Sullivan & Cromwell LLP - October 27, 2014

In a bench ruling issued on October 14, 2014, the Delaware Court of Chancery (VC Laster) declined to dismiss fiduciary duty claims against the directors of Healthways, Inc. (“Healthways”) and an aiding and abetting claim against SunTrust Bank (“SunTrust”), the lender administrative agent, for entering into a credit facility of Healthways that has a dead hand “proxy put” provision.  The provision at issue allows the lenders to declare an event of default and accelerate the debt in the event that a majority of the Healthways board during a period of 24 months is comprised of “non-continuing” directors, including directors initially nominated as a result of an actual or threatened proxy contest.  Rejecting the director defendant claims that the fiduciary duty claims were not ripe, the Court stated that Healthways’ stockholders may presently be “suffering a distinct injury” from the deterrent effect of the “proxy put” and the fact that the dissident directors are non-continuing directors under the “proxy put.”  In addition, in a further significant development, the Court stated that its prior holdings on the “entrenching” nature of “proxy puts” placed SunTrust on notice that a borrower’s board runs the risk of breaching their fiduciary duties if they accept dead hand “proxy puts” in the borrower’s debt documentation without negotiating significant value in return.  Because the dead hand “proxy put” was included in Healthways’ credit agreement shortly after the threat of a proxy contest had occurred, the Court found that there was sufficient “knowing participation” pled to survive a motion to dismiss the aiding and abetting claim against SunTrust. 

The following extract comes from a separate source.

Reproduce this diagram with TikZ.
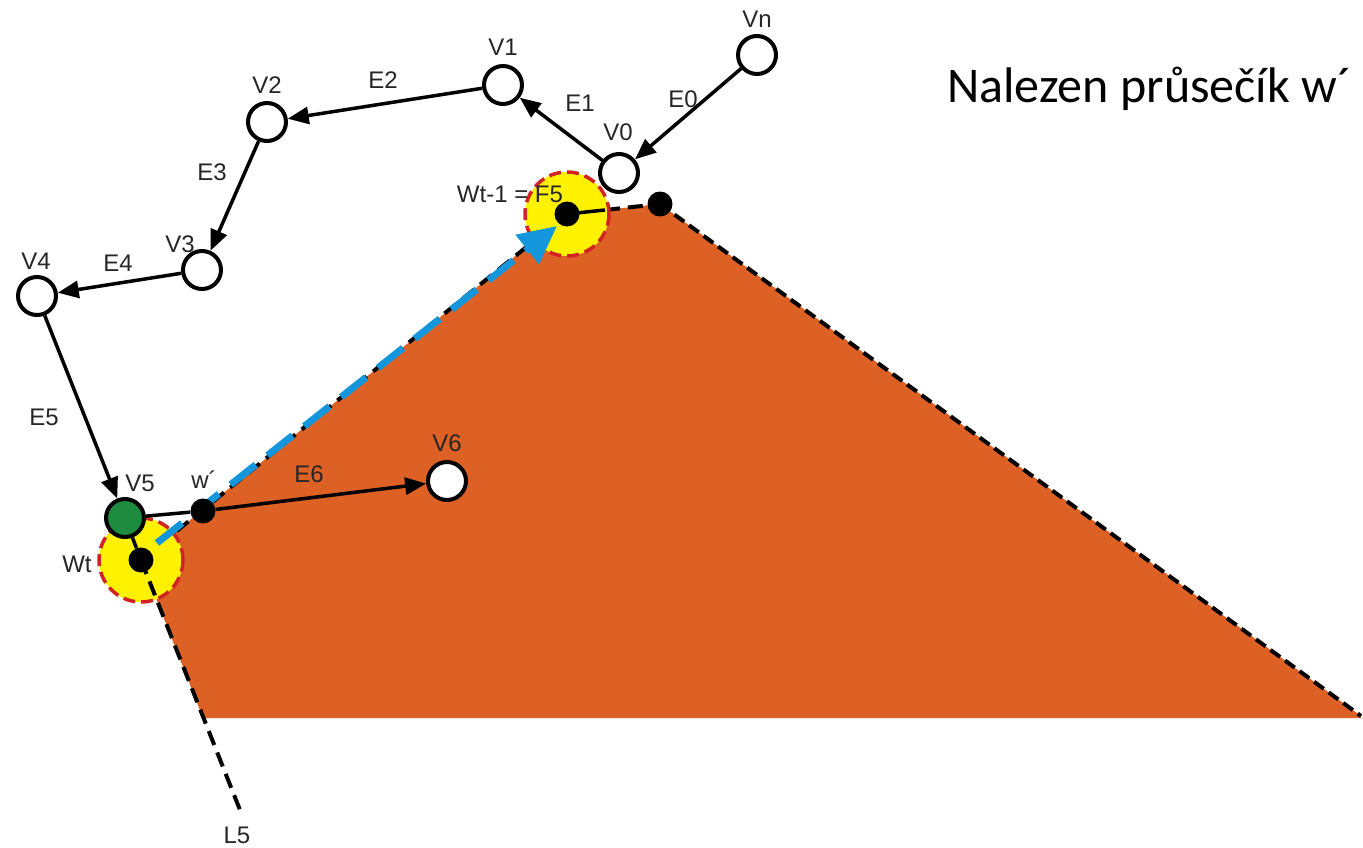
\documentclass[tikz,border=0pt]{standalone}
\usepackage{fontspec}
\newfontfamily\lab{Liberation Sans}
\newfontfamily\ttl{Carlito}
\usetikzlibrary{arrows.meta}
\definecolor{orng}{RGB}{221,97,36}
\definecolor{grn}{RGB}{30,140,62}
\definecolor{yel}{RGB}{255,242,0}
\definecolor{redd}{RGB}{210,35,35}
\definecolor{blu}{RGB}{20,150,220}
\tikzset{
  vert/.style={circle,draw=black,line width=4pt,fill=white,minimum size=38pt,inner sep=0pt},
  dot/.style={circle,fill=black,minimum size=25pt,inner sep=0pt},
  halo/.style={circle,draw=redd,fill=yel,line width=3.5pt,dash pattern=on 12pt off 6pt,minimum size=84pt,inner sep=0pt},
  edge/.style={line width=3.5pt,-{Triangle[length=21pt,width=17pt]}},
  plain/.style={line width=3.5pt},
  bdash/.style={line width=4pt,dash pattern=on 15pt off 8pt},
  lbl/.style={font=\lab\fontsize{24}{28}\selectfont,inner sep=0pt,text=black!85},
}
\begin{document}
\begin{tikzpicture}[x=1pt,y=-1pt]
\useasboundingbox (0,0) rectangle (1363,848);
% key coordinates
\coordinate (cWt) at (141,560);
\coordinate (cWt1) at (567,214);
\coordinate (cP) at (660,204);
\coordinate (cBR) at (1361,716);
\coordinate (cBR2) at (1361,718);
\coordinate (cBL) at (203,718);
\coordinate (cL5) at (240,810);
\coordinate (cStub) at (605,210);
% orange region
\fill[orng] (cWt) -- (cWt1) -- (cP) -- (cBR) -- (cBR2) -- (cBL) -- cycle;
% dashed boundary lines
\draw[bdash] (cWt) -- (cWt1);
\draw[bdash] (cStub) -- (cP);
\draw[line width=4pt,dash pattern=on 12pt off 6pt] (cP) -- (cBR);
% yellow halos
\node[halo] (HWt) at (cWt) {};
\node[halo] (HWt1) at (cWt1) {};
% L5 line
\draw[bdash] (cWt) -- (cL5);
% blue dashed arrow
\coordinate (bS) at (157,543);
\coordinate (bE) at (557,226);
\draw[blu,line width=7pt,dash pattern=on 32pt off 15pt,-{Triangle[length=38pt,width=36pt]}] (bS) -- (bE);
% vertices
\node[vert] (Vn) at (757,55) {};
\node[vert] (V0) at (619,173) {};
\node[vert] (V1) at (503,85) {};
\node[vert] (V2) at (267,122) {};
\node[vert] (V3) at (202,270) {};
\node[vert] (V4) at (37,296) {};
\node[vert,fill=grn] (V5) at (125,518) {};
\node[vert] (V6) at (447,481) {};
% dots
\node[dot] (Wt) at (cWt) {};
\node[dot] (Wt1) at (cWt1) {};
\node[dot] (P) at (cP) {};
\node[dot] (wp) at (203,511) {};
% edges
\draw[edge] (Vn) -- (V0);
\draw[edge] (V0) -- (V1);
\draw[edge] (V1) -- (V2);
\draw[edge] (V2) -- (V3);
\draw[edge] (V3) -- (V4);
\draw[edge] (V4) -- (V5);
\draw[plain] (V5) -- (wp);
\draw[edge] (wp) -- (V6);
\draw[plain] (V5) -- (Wt);
\draw[plain] (Wt1.center) -- (cStub);
% labels
\node[lbl] (lVn) at (757,19) {Vn};
\node[lbl] (lV1) at (503,47) {V1};
\node[lbl] (lV2) at (267,85) {V2};
\node[lbl] (lV0) at (618,132) {V0};
\node[lbl] (lE0) at (683,99) {E0};
\node[lbl] (lE1) at (580,103) {E1};
\node[lbl] (lE2) at (383,80) {E2};
\node[lbl] (lE3) at (212,172) {E3};
\node[lbl] (lV3) at (180,244) {V3};
\node[lbl] (lE4) at (118,263) {E4};
\node[lbl] (lV4) at (36,261) {V4};
\node[lbl] (lE5) at (44,417) {E5};
\node[lbl] (lV5) at (140,483) {V5};
\node[lbl] (lwp) at (204,480) {w\char"00B4};
\node[lbl] (lE6) at (309,474) {E6};
\node[lbl] (lV6) at (447,443) {V6};
\node[lbl] (lWt) at (77,564) {Wt};
\node[lbl] (lWt1) at (510,194) {Wt-1 = F5};
\node[lbl] (lL5) at (237,835) {L5};
\node[font=\ttl\fontsize{50}{60}\selectfont,anchor=base west,inner sep=0pt] (title) at (947,103) {Nalezen průsečík w\char"00B4};
\end{tikzpicture}
\end{document}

The Court took pains to point out that the bench ruling was merely a finding at the pleading stage and that after discovery it could well be that the facts pled did not sustain a finding of a breach of fiduciary duty or aiding and abetting liability.  However, the motion to dismiss ruling follows a line of Delaware opinions questioning the use of “proxy put” provisions in debt documents and suggests that directors and lenders may face liability for including such provisions in credit agreements, absent compelling reasons, given the inherent conflicts of interest that exist in negotiating these provisions between borrowers who may be seeking to continue in office and their lenders.